Common business sense dictates that we should invest more in things that pay off. In digital marketing, that can’t be more true. It’s crucial for every site’s success to know which channels are driving the most business and which ones aren’t getting much traction. A proper assessment of channels has to be done on a regular basis and this is an area where novices stumble.

Some marketers make the mistake of assuming that the best traffic referrers are your site’s best channels. That’s a myopic way of seeing things due to the fact that traffic is just a means to an end. The most definitive KPI for any channel is the quality and quantity of conversions that it pushes to the site. Traffic is essentially useless if it doesn’t move the needle on your business goals.

When trying to assess your site’s best traffic sources, go beyond visits and page views. Get conversion attribution data and see which traffic sources bring in visitors who opt in, download or buy from you. Invest more resources on these getting more traffic from these sites and investigate why other channels are not driving as much success.

7. It correlates, therefore it causes

Statistical Correlation

Confusing correlation with causation is a common mistake that marketers make when they try to figure out the relationships between KPIs. Correlation refers to the strength of a relationship between two or more variables. Causation, on the other hand, indicates that the fluctuations of one variable are the reason for the movement in another.

It’s a bit of a cliché but it’s a relevant adage to this day: correlation does not imply causation.
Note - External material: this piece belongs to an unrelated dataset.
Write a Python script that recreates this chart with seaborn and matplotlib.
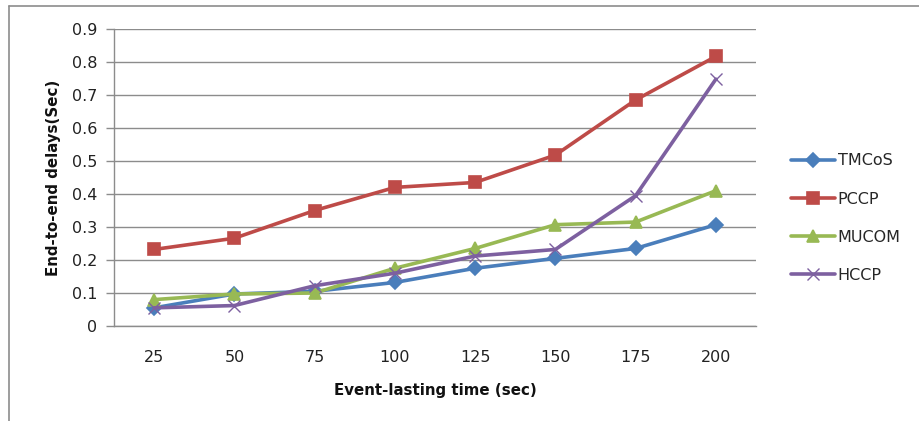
import matplotlib
matplotlib.use("Agg")
import matplotlib.pyplot as plt
from matplotlib.lines import Line2D
import seaborn as sns
import pandas as pd

# Event-lasting time categories (sec)
event_time = ["25", "50", "75", "100", "125", "150", "175", "200"]

# End-to-end delays (sec) per scheme
tmcos = [0.055, 0.097, 0.105, 0.132, 0.175, 0.205, 0.235, 0.307]
pccp = [0.232, 0.266, 0.350, 0.420, 0.435, 0.518, 0.685, 0.817]
mucom = [0.080, 0.097, 0.100, 0.175, 0.235, 0.307, 0.315, 0.410]
hccp = [0.055, 0.062, 0.122, 0.160, 0.212, 0.232, 0.395, 0.748]

series_names = ["TMCoS", "PCCP", "MUCOM", "HCCP"]
series_values = [tmcos, pccp, mucom, hccp]

colors = {"TMCoS": "#4A7EBB", "PCCP": "#BE4B48", "MUCOM": "#98B954", "HCCP": "#7D60A0"}
markers = {"TMCoS": "D", "PCCP": "s", "MUCOM": "^", "HCCP": "x"}
msizes = {"TMCoS": 7, "PCCP": 9, "MUCOM": 9, "HCCP": 9}

rows = []
for name, vals in zip(series_names, series_values):
    for t, v in zip(event_time, vals):
        rows.append({"time": t, "delay": v, "scheme": name})
df = pd.DataFrame(rows)

sns.set_theme(style="white")
plt.rcParams["font.family"] = ["DejaVu Sans"]

fig = plt.figure(figsize=(9.19, 4.21), dpi=100)
ax = fig.add_axes([114 / 919, 1 - 326 / 421, (756 - 114) / 919, (326 - 29) / 421])

for name in series_names:
    sub = df[df["scheme"] == name]
    sns.lineplot(data=sub, x="time", y="delay", ax=ax, color=colors[name],
                 marker=markers[name], markersize=msizes[name],
                 markeredgecolor=colors[name],
                 markeredgewidth=1.2 if markers[name] != "x" else 1.0,
                 linewidth=2.6, label=name, sort=False, zorder=3)

ax.set_xlim(-0.5, len(event_time) - 0.5)
ax.set_ylim(0, 0.9)
ax.set_yticks([i / 10 for i in range(10)])
ax.set_yticklabels(["0"] + [f"{i / 10:.1f}" for i in range(1, 10)])
ax.yaxis.grid(True, color="#8c8c8c", linewidth=1.0)
ax.xaxis.grid(False)
for side in ["top", "right"]:
    ax.spines[side].set_visible(False)
for side in ["left", "bottom"]:
    ax.spines[side].set_color("#8c8c8c")
    ax.spines[side].set_linewidth(1.0)
ax.tick_params(axis="y", which="major", length=6, color="#8c8c8c", width=1.0,
               left=True, labelsize=11.5, labelcolor="#222222", pad=6)
ax.tick_params(axis="x", length=0, labelsize=11.5, labelcolor="#222222", pad=17)

ax.set_xlabel("Event-lasting time (sec)", fontsize=10.8, fontweight="bold",
              color="#111111", labelpad=13)
ax.set_ylabel("End-to-end delays(Sec)", fontsize=10.8, fontweight="bold",
              color="#111111", labelpad=8)

ax.legend(loc="upper left", bbox_to_anchor=(785 / 919, 1 - 147 / 421),
          bbox_transform=fig.transFigure, frameon=False, fontsize=11.5,
          handlelength=2.7, handletextpad=0.2, labelspacing=1.45,
          borderaxespad=0)

# Outer chart-area border
fig.add_artist(Line2D([9 / 919, 1.0], [1 - 6 / 421, 1 - 6 / 421],
                      transform=fig.transFigure, color="#8c8c8c", linewidth=1.2))
fig.add_artist(Line2D([9 / 919, 9 / 919], [0.0, 1 - 6 / 421],
                      transform=fig.transFigure, color="#8c8c8c", linewidth=1.2))

fig.savefig("out.png", dpi=100)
When writing reports, formulating strategies and making decisions based on numbers, we should always draw a line between correlative and causative tendencies between values.

Here’s an example: just because publishing more content correlates with earning more backlinks doesn’t mean that the former is causing the latter. The average marketer will see the correlation and producie more content to earn more links. A smarter marketer will investigate which content assets are attracting the most links and focus on more of those assets for best results.

By the same token, there’s usually a correlation between traffic and sales in ecommerce sites. The more visits these sites receive, the better they tend to perform from a conversion standpoint. However, it wouldn’t be accurate to say that having more visitors is the reason for better sales. Other factors such as traffic quality, usability and copywriting effectiveness also have direct effects on a site’s ability to convert.

Recognizing the difference between correlation and causation will help you set more realistic expectations on the part of your clients or bosses. It also keeps everyone level-headed and it prevents people from jumping to unreasonable conclusions which might be used as the basis for flawed strategies.

In the end, effective web analytics isn’t just about the numbers – it’s about our knowledge of our own content and our understanding of the audience that it attracts. Not looking beyond the numbers and not thinking critically about best practices are easy ways to make costly mistakes.